-- Start Listed entries --

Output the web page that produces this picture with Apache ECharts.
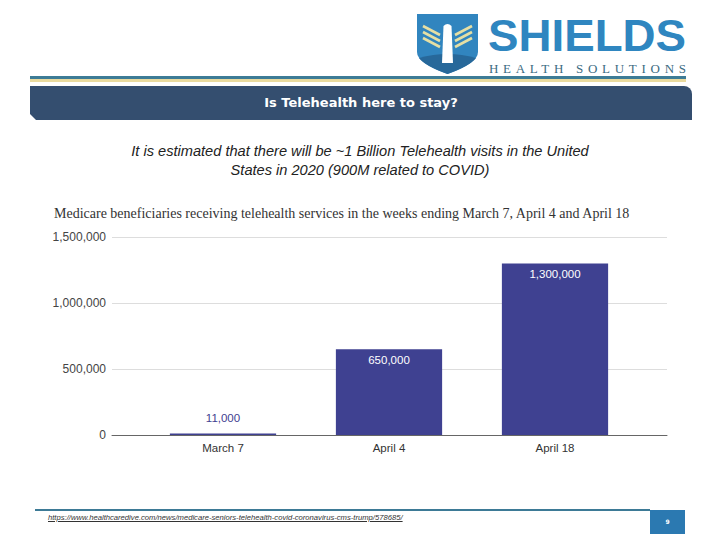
<!DOCTYPE html>
<html>
<head>
<meta charset="utf-8">
<script src="https://cdn.jsdelivr.net/npm/echarts@6/dist/echarts.min.js"></script>
<style>
  html, body { margin: 0; padding: 0; background: #fff; }
  #page { position: relative; width: 720px; height: 540px; overflow: hidden; background: #fff; }
  #chart { position: absolute; left: 0; top: 0; width: 720px; height: 540px; }
  .deco { position: absolute; pointer-events: none; }
  #lineTeal { left: 30px; top: 76px; width: 656px; height: 2.5px; background: #3d7c96; }
  #lineGold { left: 30px; top: 79px; width: 656px; height: 3px; background: #eadb9f; }
  #header { left: 30px; top: 86px; width: 662px; height: 34px; background: #344e6f;
            border-top-right-radius: 8px;
            clip-path: polygon(0 0, 100% 0, 100% 100%, 6px 100%, 0 calc(100% - 6px));
            color: #fff; font: bold 13px "DejaVu Sans", sans-serif; text-align: center; line-height: 34px; }
  #subtitle { left: 60px; top: 142px; width: 600px; text-align: center; color: #222;
              font: italic 14.6px "Liberation Sans", sans-serif; line-height: 19px; }
  #footLine { left: 35px; top: 509px; width: 615px; height: 1.5px; background: #3d7a96; }
  #url { left: 48px; top: 513px; color: #333; font: italic 7.65px "Liberation Sans", sans-serif; text-decoration: underline; white-space: nowrap; }
  #pageBox { left: 650px; top: 510px; width: 35px; height: 24px; background: #2b79b1; color: #fff;
             font: bold 6px "DejaVu Sans", sans-serif; text-align: center; line-height: 24px; }
  #logo { left: 0; top: 0; }
</style>
</head>
<body>
<div id="page">
  <div id="chart"></div>
  <svg id="logo" class="deco" width="720" height="86" viewBox="0 0 720 86">
    <path d="M417,14 L478,14 L478,52 Q478,63 447.5,74 Q417,63 417,52 Z" fill="#3185bf"/>
    <path d="M419,58 Q447.5,50 476,58 Q470,66 447.5,74 Q425,66 419,58 Z" fill="#27689a"/>
    <g stroke="#e6dfa4" stroke-width="2.6" fill="none">
      <path d="M423,26 L440,35"/>
      <path d="M423,32 L440,41"/>
      <path d="M423,38 L440,47"/>
      <path d="M472,26 L455,35"/>
      <path d="M472,32 L455,41"/>
      <path d="M472,38 L455,47"/>
    </g>
    <path d="M443.5,26 Q447.5,22 451.5,26 L453,63 L442,63 Z" fill="#ffffff"/>
    <text x="488" y="50.5" textLength="198" lengthAdjust="spacingAndGlyphs"
          font-family="Liberation Sans" font-weight="bold" font-size="45" fill="#2f86c0">SHIELDS</text>
    <text x="489" y="72.5" textLength="197" lengthAdjust="spacing"
          font-family="Liberation Serif" font-size="13" fill="#3b6b82">HEALTH SOLUTIONS</text>
  </svg>
  <div id="lineTeal" class="deco"></div>
  <div id="lineGold" class="deco"></div>
  <div id="header" class="deco">Is Telehealth here to stay?</div>
  <div id="subtitle" class="deco">It is estimated that there will be ~1 Billion Telehealth visits in the United<br>States in 2020 (900M related to COVID)</div>
  <div id="footLine" class="deco"></div>
  <div id="url" class="deco">https://www.healthcaredive.com/news/medicare-seniors-telehealth-covid-coronavirus-cms-trump/578685/</div>
  <div id="pageBox" class="deco">9</div>
</div>
<script>
  const chartTitle = 'Medicare beneficiaries receiving telehealth services in the weeks ending March 7, April 4 and April 18';
  const categories = ['March 7', 'April 4', 'April 18'];
  const beneficiaries = [11000, 650000, 1300000];
  const yTicks = [0, 500000, 1000000, 1500000];

  const barColor = '#3f4191';
  const fmt = v => v.toLocaleString('en-US');
  const yMin = yTicks[0], yMax = yTicks[yTicks.length - 1], yStep = yTicks[1] - yTicks[0];

  const seriesData = beneficiaries.map((v, i) => ({
    value: v,
    label: i === 0
      ? { position: 'top', distance: 10, color: barColor }
      : { position: 'insideTop', distance: 5, color: '#ffffff' }
  }));

  const chart = echarts.init(document.getElementById('chart'), null, { renderer: 'svg' });
  chart.setOption({
    animation: false,
    backgroundColor: 'transparent',
    title: {
      text: chartTitle,
      left: 54, top: 206, padding: 0,
      textStyle: { fontFamily: 'Liberation Serif', fontSize: 14, fontWeight: 'normal', color: '#333' }
    },
    grid: [
      { left: 112, right: 53, top: 237, bottom: 105, containLabel: false },
      { left: 140, right: 82, top: 237, bottom: 105, containLabel: false }
    ],
    xAxis: [
      {
        gridIndex: 0, type: 'value', min: 0, max: 1,
        axisLabel: { show: false }, axisTick: { show: false }, splitLine: { show: false },
        axisLine: { show: true, onZero: false, lineStyle: { color: '#666', width: 1 } }
      },
      {
        gridIndex: 1, type: 'category', data: categories,
        axisTick: { show: false },
        axisLine: { show: false },
        axisLabel: { margin: 7, fontFamily: 'Liberation Sans', fontSize: 11.5, color: '#333' }
      }
    ],
    yAxis: [
      {
        gridIndex: 0, type: 'value', min: yMin, max: yMax, interval: yStep,
        axisLine: { show: false }, axisTick: { show: false },
        splitLine: { lineStyle: { color: '#dddddd', width: 1 } },
        axisLabel: { margin: 6, fontFamily: 'Liberation Sans', fontSize: 12, color: '#444', formatter: v => fmt(v) }
      },
      {
        gridIndex: 1, type: 'value', min: yMin, max: yMax, interval: yStep,
        axisLine: { show: false }, axisTick: { show: false },
        splitLine: { show: false }, axisLabel: { show: false }
      }
    ],
    series: [{
      type: 'bar',
      xAxisIndex: 1, yAxisIndex: 1,
      data: seriesData,
      barWidth: '64%',
      itemStyle: { color: barColor },
      label: { show: true, fontFamily: 'Liberation Sans', fontSize: 11.5, formatter: p => fmt(p.value) }
    }]
  });
</script>
</body>
</html>
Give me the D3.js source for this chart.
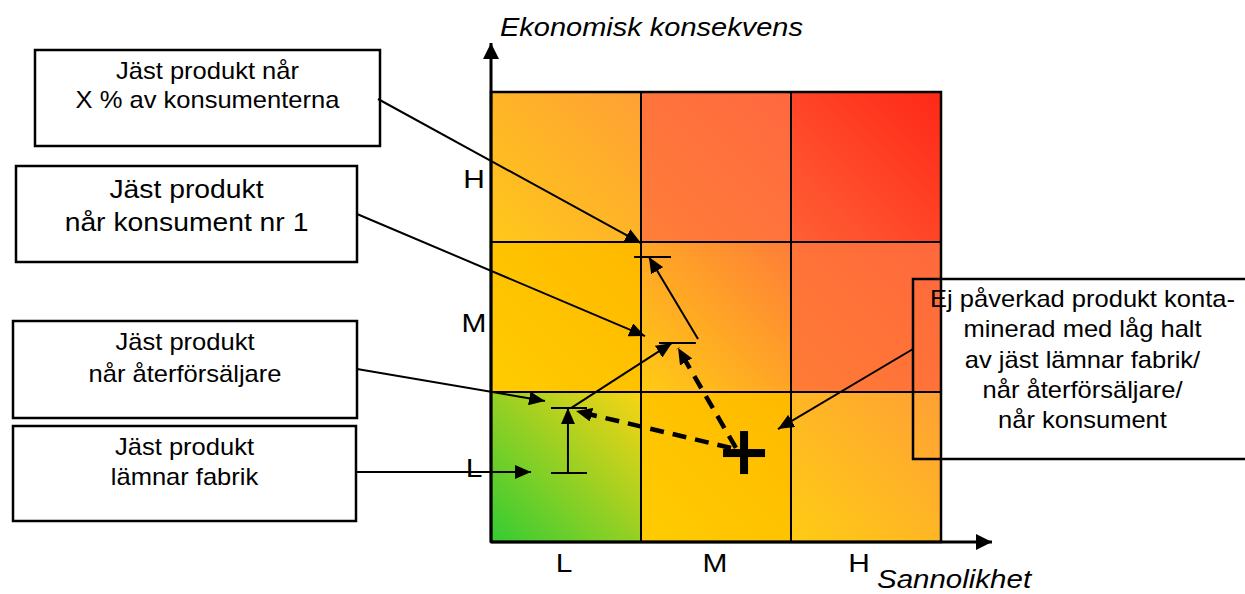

-- End Listed entries --

> To be done
Print every entry above again without changing a word, and omit the pictures.

> Response to this task
Output the web page that produces this picture with Apache ECharts.
<!DOCTYPE html>
<html>
<head>
<meta charset="utf-8">
<script src="https://cdn.jsdelivr.net/npm/echarts@6/dist/echarts.min.js"></script>
<style>
  html, body { margin: 0; padding: 0; background: #fff; }
  #page { position: relative; width: 720px; height: 540px; overflow: hidden; background: #fff; }
  #chart { position: absolute; left: 0; top: 0; width: 720px; height: 540px; }
  .deco { position: absolute; pointer-events: none; }
  #lineTeal { left: 30px; top: 76px; width: 656px; height: 2.5px; background: #3d7c96; }
  #lineGold { left: 30px; top: 79px; width: 656px; height: 3px; background: #eadb9f; }
  #header { left: 30px; top: 86px; width: 662px; height: 34px; background: #344e6f;
            border-top-right-radius: 8px;
            clip-path: polygon(0 0, 100% 0, 100% 100%, 6px 100%, 0 calc(100% - 6px));
            color: #fff; font: bold 13px "DejaVu Sans", sans-serif; text-align: center; line-height: 34px; }
  #subtitle { left: 60px; top: 142px; width: 600px; text-align: center; color: #222;
              font: italic 14.6px "Liberation Sans", sans-serif; line-height: 19px; }
  #footLine { left: 35px; top: 509px; width: 615px; height: 1.5px; background: #3d7a96; }
  #url { left: 48px; top: 513px; color: #333; font: italic 7.65px "Liberation Sans", sans-serif; text-decoration: underline; white-space: nowrap; }
  #pageBox { left: 650px; top: 510px; width: 35px; height: 24px; background: #2b79b1; color: #fff;
             font: bold 6px "DejaVu Sans", sans-serif; text-align: center; line-height: 24px; }
  #logo { left: 0; top: 0; }
</style>
</head>
<body>
<div id="page">
  <div id="chart"></div>
  <svg id="logo" class="deco" width="720" height="86" viewBox="0 0 720 86">
    <path d="M417,14 L478,14 L478,52 Q478,63 447.5,74 Q417,63 417,52 Z" fill="#3185bf"/>
    <path d="M419,58 Q447.5,50 476,58 Q470,66 447.5,74 Q425,66 419,58 Z" fill="#27689a"/>
    <g stroke="#e6dfa4" stroke-width="2.6" fill="none">
      <path d="M423,26 L440,35"/>
      <path d="M423,32 L440,41"/>
      <path d="M423,38 L440,47"/>
      <path d="M472,26 L455,35"/>
      <path d="M472,32 L455,41"/>
      <path d="M472,38 L455,47"/>
    </g>
    <path d="M443.5,26 Q447.5,22 451.5,26 L453,63 L442,63 Z" fill="#ffffff"/>
    <text x="488" y="50.5" textLength="198" lengthAdjust="spacingAndGlyphs"
          font-family="Liberation Sans" font-weight="bold" font-size="45" fill="#2f86c0">SHIELDS</text>
    <text x="489" y="72.5" textLength="197" lengthAdjust="spacing"
          font-family="Liberation Serif" font-size="13" fill="#3b6b82">HEALTH SOLUTIONS</text>
  </svg>
  <div id="lineTeal" class="deco"></div>
  <div id="lineGold" class="deco"></div>
  <div id="header" class="deco">Is Telehealth here to stay?</div>
  <div id="subtitle" class="deco">It is estimated that there will be ~1 Billion Telehealth visits in the United<br>States in 2020 (900M related to COVID)</div>
  <div id="footLine" class="deco"></div>
  <div id="url" class="deco">https://www.healthcaredive.com/news/medicare-seniors-telehealth-covid-coronavirus-cms-trump/578685/</div>
  <div id="pageBox" class="deco">9</div>
</div>
<script>
  const chartTitle = 'Medicare beneficiaries receiving telehealth services in the weeks ending March 7, April 4 and April 18';
  const categories = ['March 7', 'April 4', 'April 18'];
  const beneficiaries = [11000, 650000, 1300000];
  const yTicks = [0, 500000, 1000000, 1500000];

  const barColor = '#3f4191';
  const fmt = v => v.toLocaleString('en-US');
  const yMin = yTicks[0], yMax = yTicks[yTicks.length - 1], yStep = yTicks[1] - yTicks[0];

  const seriesData = beneficiaries.map((v, i) => ({
    value: v,
    label: i === 0
      ? { position: 'top', distance: 10, color: barColor }
      : { position: 'insideTop', distance: 5, color: '#ffffff' }
  }));

  const chart = echarts.init(document.getElementById('chart'), null, { renderer: 'svg' });
  chart.setOption({
    animation: false,
    backgroundColor: 'transparent',
    title: {
      text: chartTitle,
      left: 54, top: 206, padding: 0,
      textStyle: { fontFamily: 'Liberation Serif', fontSize: 14, fontWeight: 'normal', color: '#333' }
    },
    grid: [
      { left: 112, right: 53, top: 237, bottom: 105, containLabel: false },
      { left: 140, right: 82, top: 237, bottom: 105, containLabel: false }
    ],
    xAxis: [
      {
        gridIndex: 0, type: 'value', min: 0, max: 1,
        axisLabel: { show: false }, axisTick: { show: false }, splitLine: { show: false },
        axisLine: { show: true, onZero: false, lineStyle: { color: '#666', width: 1 } }
      },
      {
        gridIndex: 1, type: 'category', data: categories,
        axisTick: { show: false },
        axisLine: { show: false },
        axisLabel: { margin: 7, fontFamily: 'Liberation Sans', fontSize: 11.5, color: '#333' }
      }
    ],
    yAxis: [
      {
        gridIndex: 0, type: 'value', min: yMin, max: yMax, interval: yStep,
        axisLine: { show: false }, axisTick: { show: false },
        splitLine: { lineStyle: { color: '#dddddd', width: 1 } },
        axisLabel: { margin: 6, fontFamily: 'Liberation Sans', fontSize: 12, color: '#444', formatter: v => fmt(v) }
      },
      {
        gridIndex: 1, type: 'value', min: yMin, max: yMax, interval: yStep,
        axisLine: { show: false }, axisTick: { show: false },
        splitLine: { show: false }, axisLabel: { show: false }
      }
    ],
    series: [{
      type: 'bar',
      xAxisIndex: 1, yAxisIndex: 1,
      data: seriesData,
      barWidth: '64%',
      itemStyle: { color: barColor },
      label: { show: true, fontFamily: 'Liberation Sans', fontSize: 11.5, formatter: p => fmt(p.value) }
    }]
  });
</script>
</body>
</html>
Give me the D3.js source for this chart.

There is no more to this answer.